====== Provided material

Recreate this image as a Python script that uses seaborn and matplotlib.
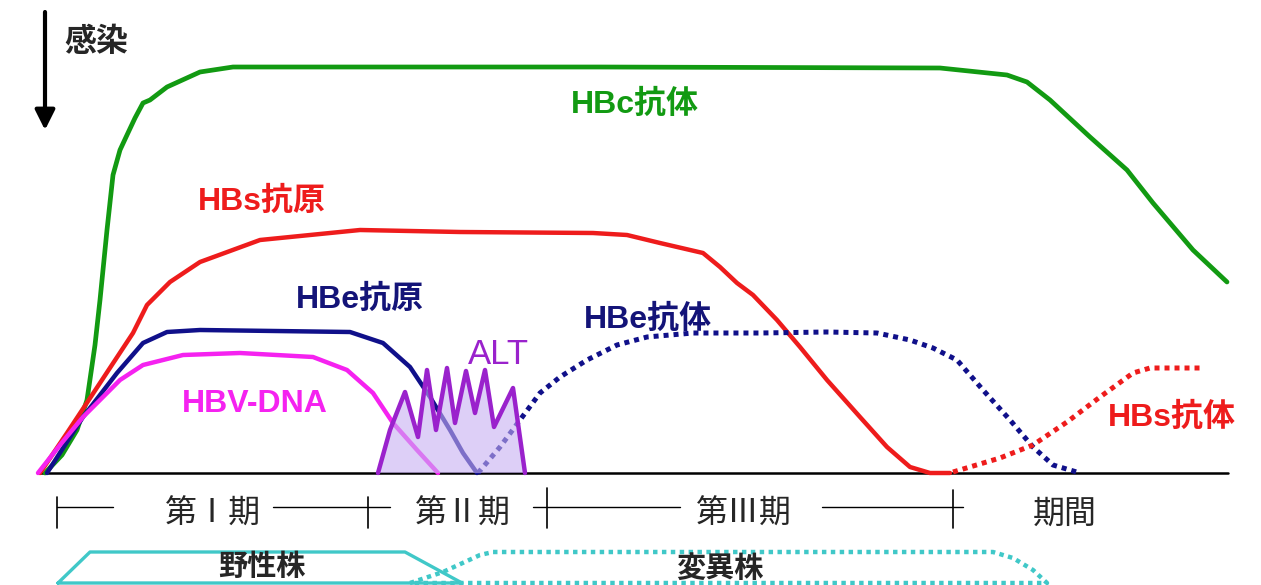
import matplotlib
matplotlib.use("Agg")
import matplotlib.pyplot as plt
import seaborn as sns

# time axis (x) and level above the baseline (y)
hbc_ab_x = [45, 62, 77, 87, 95, 100, 107, 113, 120, 127, 135, 143, 150, 167, 200, 233, 300, 600,
            940, 1007, 1027, 1050, 1090, 1127, 1153, 1193, 1227]
hbc_ab_y = [0, 18, 43, 73, 128, 173, 243, 298, 323, 338, 355, 370, 373, 386, 401, 406, 406, 406,
            405, 398, 391, 373, 336, 303, 270, 223, 191]

hbs_ag_x = [40, 67, 100, 133, 147, 170, 200, 260, 360, 460, 593, 627, 660, 703, 720, 737, 753,
            777, 800, 827, 860, 887, 910, 930, 950]
hbs_ag_y = [0, 40, 90, 140, 168, 191, 211, 233, 243, 241, 240, 238, 230, 220, 206, 190, 178,
            153, 126, 93, 56, 26, 6, 0, 0]

hbe_ag_x = [47, 65, 83, 100, 117, 143, 167, 200, 350, 383, 410, 430, 450, 463, 477]
hbe_ag_y = [0, 28, 56, 78, 100, 130, 141, 143, 141, 130, 106, 76, 43, 20, 0]

dna_x = [38, 60, 83, 120, 143, 183, 240, 313, 347, 373, 393, 417, 438]
dna_y = [0, 28, 56, 93, 108, 118, 120, 116, 103, 80, 50, 23, 0]

alt_x = [378, 390, 405, 418, 427, 436, 447, 455, 466, 475, 485, 494, 513, 525]
alt_y = [0, 43, 81, 36, 103, 43, 105, 50, 102, 60, 103, 46, 85, 0]

hbe_ab_x = [478, 500, 520, 540, 560, 587, 617, 647, 693, 760, 827, 877, 910, 933, 957, 983,
            1010, 1033, 1053, 1080]
hbe_ab_y = [0, 26, 53, 80, 96, 113, 128, 136, 140, 140, 141, 140, 133, 125, 113, 83,
            53, 26, 8, 0]

hbs_ab_x = [953, 1000, 1033, 1067, 1100, 1133, 1150, 1200]
hbs_ab_y = [1, 15, 28, 51, 76, 100, 105, 105]

# phases along the time axis
phase_ticks = [57, 368, 547, 953]
phase_labels = ["第Ⅰ期", "第Ⅱ期", "第Ⅲ期", "期間"]
phase_label_x = [213, 463, 744, 1065]

# virus strain bands
wild_x = [58, 90, 405, 462, 58]
wild_y = [-110, -79, -79, -110, -110]
mutant_x = [410, 443, 480, 493, 993, 1013, 1033, 1047, 410]
mutant_y = [-110, -99, -82, -79, -79, -85, -97, -110, -110]

GREEN = "#129a12"
RED = "#ee1c1c"
NAVY = "#10108a"
MAGENTA = "#f522f0"
PURPLE = "#9a22cc"
LAVENDER = "#c7b0f2"
CYAN = "#40c8c8"
DOT = (0, (1, 1))
LABEL_FONT = ["Liberation Sans", "Noto Sans CJK JP", "DejaVu Sans"]

sns.set_style("white")
plt.rcParams["font.family"] = ["Noto Sans CJK JP", "DejaVu Sans"]

fig = plt.figure(figsize=(12.61, 5.85), dpi=100)
ax = fig.add_axes([0, 0, 1, 1])


def line(x, y, **kw):
    sns.lineplot(x=x, y=y, ax=ax, estimator=None, sort=False, **kw)


# baseline
line([38, 1228], [0, 0], color="black", lw=1.8, zorder=2)

line(hbc_ab_x, hbc_ab_y, color=GREEN, lw=3.4, zorder=3)
line(hbs_ag_x, hbs_ag_y, color=RED, lw=3.2, zorder=3)
line(hbe_ag_x, hbe_ag_y, color=NAVY, lw=3.2, zorder=3)
line(dna_x, dna_y, color=MAGENTA, lw=3.2, zorder=3)
line(hbe_ab_x, hbe_ab_y, color=NAVY, lw=3.6, zorder=3, linestyle=DOT, dash_capstyle="butt")
line(hbs_ab_x, hbs_ab_y, color=RED, lw=3.6, zorder=3, linestyle=DOT, dash_capstyle="butt")

# ALT flare, translucent over the other curves
ax.fill(alt_x, alt_y, color=LAVENDER, alpha=0.6, lw=0, zorder=5)
line(alt_x, alt_y, color=PURPLE, lw=3.2, zorder=6)

# infection arrow
ax.annotate("", xy=(45, 343), xytext=(45, 461),
            arrowprops=dict(arrowstyle="-|>", color="black", lw=3, mutation_scale=30,
                            shrinkA=0, shrinkB=0))
ax.text(96, 431, "感染", ha="center", va="center", fontsize=23, fontweight="bold")

lab = dict(ha="center", va="center", fontsize=23, fontweight="bold", family=LABEL_FONT)
ax.text(635, 368, "HBc抗体", color=GREEN, **lab)
ax.text(262, 271, "HBs抗原", color=RED, **lab)
ax.text(360, 173, "HBe抗原", color="#141478", **lab)
ax.text(255, 69, "HBV-DNA", color=MAGENTA, **lab)
ax.text(648, 153, "HBe抗体", color="#141478", **lab)
ax.text(1172, 55, "HBs抗体", color=RED, **lab)
ax.text(498, 119, "ALT", color=PURPLE, ha="center", va="center", fontsize=25,
        family=LABEL_FONT)

# phase ruler
for x0, x1 in [(57, 113), (273, 390), (533, 680), (822, 963)]:
    line([x0, x1], [-34, -34], color="black", lw=1.0)
for xt, top in zip(phase_ticks, [-24, -24, -15, -17]):
    line([xt, xt], [top, -55], color="black", lw=1.2)
for xl, txt in zip(phase_label_x, phase_labels):
    ax.text(xl, -41, txt, ha="center", va="center", fontsize=23)

# strains
line(wild_x, wild_y, color=CYAN, lw=2.4)
line(mutant_x, mutant_y, color=CYAN, lw=3.2, linestyle=DOT, dash_capstyle="butt")
ax.text(262, -93, "野性株", ha="center", va="center", fontsize=21, fontweight="bold")
ax.text(720, -95, "変異株", ha="center", va="center", fontsize=21, fontweight="bold")

ax.set_xlim(0, 1261)
ax.set_ylim(-112, 473)
ax.axis("off")

fig.savefig("out.png", dpi=100)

============

Required task ::
Transcribe the full listing above exactly as it stands, minus the pictures.

Solution for this task ::
Recreate this image as a Python script that uses seaborn and matplotlib.
import matplotlib
matplotlib.use("Agg")
import matplotlib.pyplot as plt
import seaborn as sns

# time axis (x) and level above the baseline (y)
hbc_ab_x = [45, 62, 77, 87, 95, 100, 107, 113, 120, 127, 135, 143, 150, 167, 200, 233, 300, 600,
            940, 1007, 1027, 1050, 1090, 1127, 1153, 1193, 1227]
hbc_ab_y = [0, 18, 43, 73, 128, 173, 243, 298, 323, 338, 355, 370, 373, 386, 401, 406, 406, 406,
            405, 398, 391, 373, 336, 303, 270, 223, 191]

hbs_ag_x = [40, 67, 100, 133, 147, 170, 200, 260, 360, 460, 593, 627, 660, 703, 720, 737, 753,
            777, 800, 827, 860, 887, 910, 930, 950]
hbs_ag_y = [0, 40, 90, 140, 168, 191, 211, 233, 243, 241, 240, 238, 230, 220, 206, 190, 178,
            153, 126, 93, 56, 26, 6, 0, 0]

hbe_ag_x = [47, 65, 83, 100, 117, 143, 167, 200, 350, 383, 410, 430, 450, 463, 477]
hbe_ag_y = [0, 28, 56, 78, 100, 130, 141, 143, 141, 130, 106, 76, 43, 20, 0]

dna_x = [38, 60, 83, 120, 143, 183, 240, 313, 347, 373, 393, 417, 438]
dna_y = [0, 28, 56, 93, 108, 118, 120, 116, 103, 80, 50, 23, 0]

alt_x = [378, 390, 405, 418, 427, 436, 447, 455, 466, 475, 485, 494, 513, 525]
alt_y = [0, 43, 81, 36, 103, 43, 105, 50, 102, 60, 103, 46, 85, 0]

hbe_ab_x = [478, 500, 520, 540, 560, 587, 617, 647, 693, 760, 827, 877, 910, 933, 957, 983,
            1010, 1033, 1053, 1080]
hbe_ab_y = [0, 26, 53, 80, 96, 113, 128, 136, 140, 140, 141, 140, 133, 125, 113, 83,
            53, 26, 8, 0]

hbs_ab_x = [953, 1000, 1033, 1067, 1100, 1133, 1150, 1200]
hbs_ab_y = [1, 15, 28, 51, 76, 100, 105, 105]

# phases along the time axis
phase_ticks = [57, 368, 547, 953]
phase_labels = ["第Ⅰ期", "第Ⅱ期", "第Ⅲ期", "期間"]
phase_label_x = [213, 463, 744, 1065]

# virus strain bands
wild_x = [58, 90, 405, 462, 58]
wild_y = [-110, -79, -79, -110, -110]
mutant_x = [410, 443, 480, 493, 993, 1013, 1033, 1047, 410]
mutant_y = [-110, -99, -82, -79, -79, -85, -97, -110, -110]

GREEN = "#129a12"
RED = "#ee1c1c"
NAVY = "#10108a"
MAGENTA = "#f522f0"
PURPLE = "#9a22cc"
LAVENDER = "#c7b0f2"
CYAN = "#40c8c8"
DOT = (0, (1, 1))
LABEL_FONT = ["Liberation Sans", "Noto Sans CJK JP", "DejaVu Sans"]

sns.set_style("white")
plt.rcParams["font.family"] = ["Noto Sans CJK JP", "DejaVu Sans"]

fig = plt.figure(figsize=(12.61, 5.85), dpi=100)
ax = fig.add_axes([0, 0, 1, 1])


def line(x, y, **kw):
    sns.lineplot(x=x, y=y, ax=ax, estimator=None, sort=False, **kw)


# baseline
line([38, 1228], [0, 0], color="black", lw=1.8, zorder=2)

line(hbc_ab_x, hbc_ab_y, color=GREEN, lw=3.4, zorder=3)
line(hbs_ag_x, hbs_ag_y, color=RED, lw=3.2, zorder=3)
line(hbe_ag_x, hbe_ag_y, color=NAVY, lw=3.2, zorder=3)
line(dna_x, dna_y, color=MAGENTA, lw=3.2, zorder=3)
line(hbe_ab_x, hbe_ab_y, color=NAVY, lw=3.6, zorder=3, linestyle=DOT, dash_capstyle="butt")
line(hbs_ab_x, hbs_ab_y, color=RED, lw=3.6, zorder=3, linestyle=DOT, dash_capstyle="butt")

# ALT flare, translucent over the other curves
ax.fill(alt_x, alt_y, color=LAVENDER, alpha=0.6, lw=0, zorder=5)
line(alt_x, alt_y, color=PURPLE, lw=3.2, zorder=6)

# infection arrow
ax.annotate("", xy=(45, 343), xytext=(45, 461),
            arrowprops=dict(arrowstyle="-|>", color="black", lw=3, mutation_scale=30,
                            shrinkA=0, shrinkB=0))
ax.text(96, 431, "感染", ha="center", va="center", fontsize=23, fontweight="bold")

lab = dict(ha="center", va="center", fontsize=23, fontweight="bold", family=LABEL_FONT)
ax.text(635, 368, "HBc抗体", color=GREEN, **lab)
ax.text(262, 271, "HBs抗原", color=RED, **lab)
ax.text(360, 173, "HBe抗原", color="#141478", **lab)
ax.text(255, 69, "HBV-DNA", color=MAGENTA, **lab)
ax.text(648, 153, "HBe抗体", color="#141478", **lab)
ax.text(1172, 55, "HBs抗体", color=RED, **lab)
ax.text(498, 119, "ALT", color=PURPLE, ha="center", va="center", fontsize=25,
        family=LABEL_FONT)

# phase ruler
for x0, x1 in [(57, 113), (273, 390), (533, 680), (822, 963)]:
    line([x0, x1], [-34, -34], color="black", lw=1.0)
for xt, top in zip(phase_ticks, [-24, -24, -15, -17]):
    line([xt, xt], [top, -55], color="black", lw=1.2)
for xl, txt in zip(phase_label_x, phase_labels):
    ax.text(xl, -41, txt, ha="center", va="center", fontsize=23)

# strains
line(wild_x, wild_y, color=CYAN, lw=2.4)
line(mutant_x, mutant_y, color=CYAN, lw=3.2, linestyle=DOT, dash_capstyle="butt")
ax.text(262, -93, "野性株", ha="center", va="center", fontsize=21, fontweight="bold")
ax.text(720, -95, "変異株", ha="center", va="center", fontsize=21, fontweight="bold")

ax.set_xlim(0, 1261)
ax.set_ylim(-112, 473)
ax.axis("off")

fig.savefig("out.png", dpi=100)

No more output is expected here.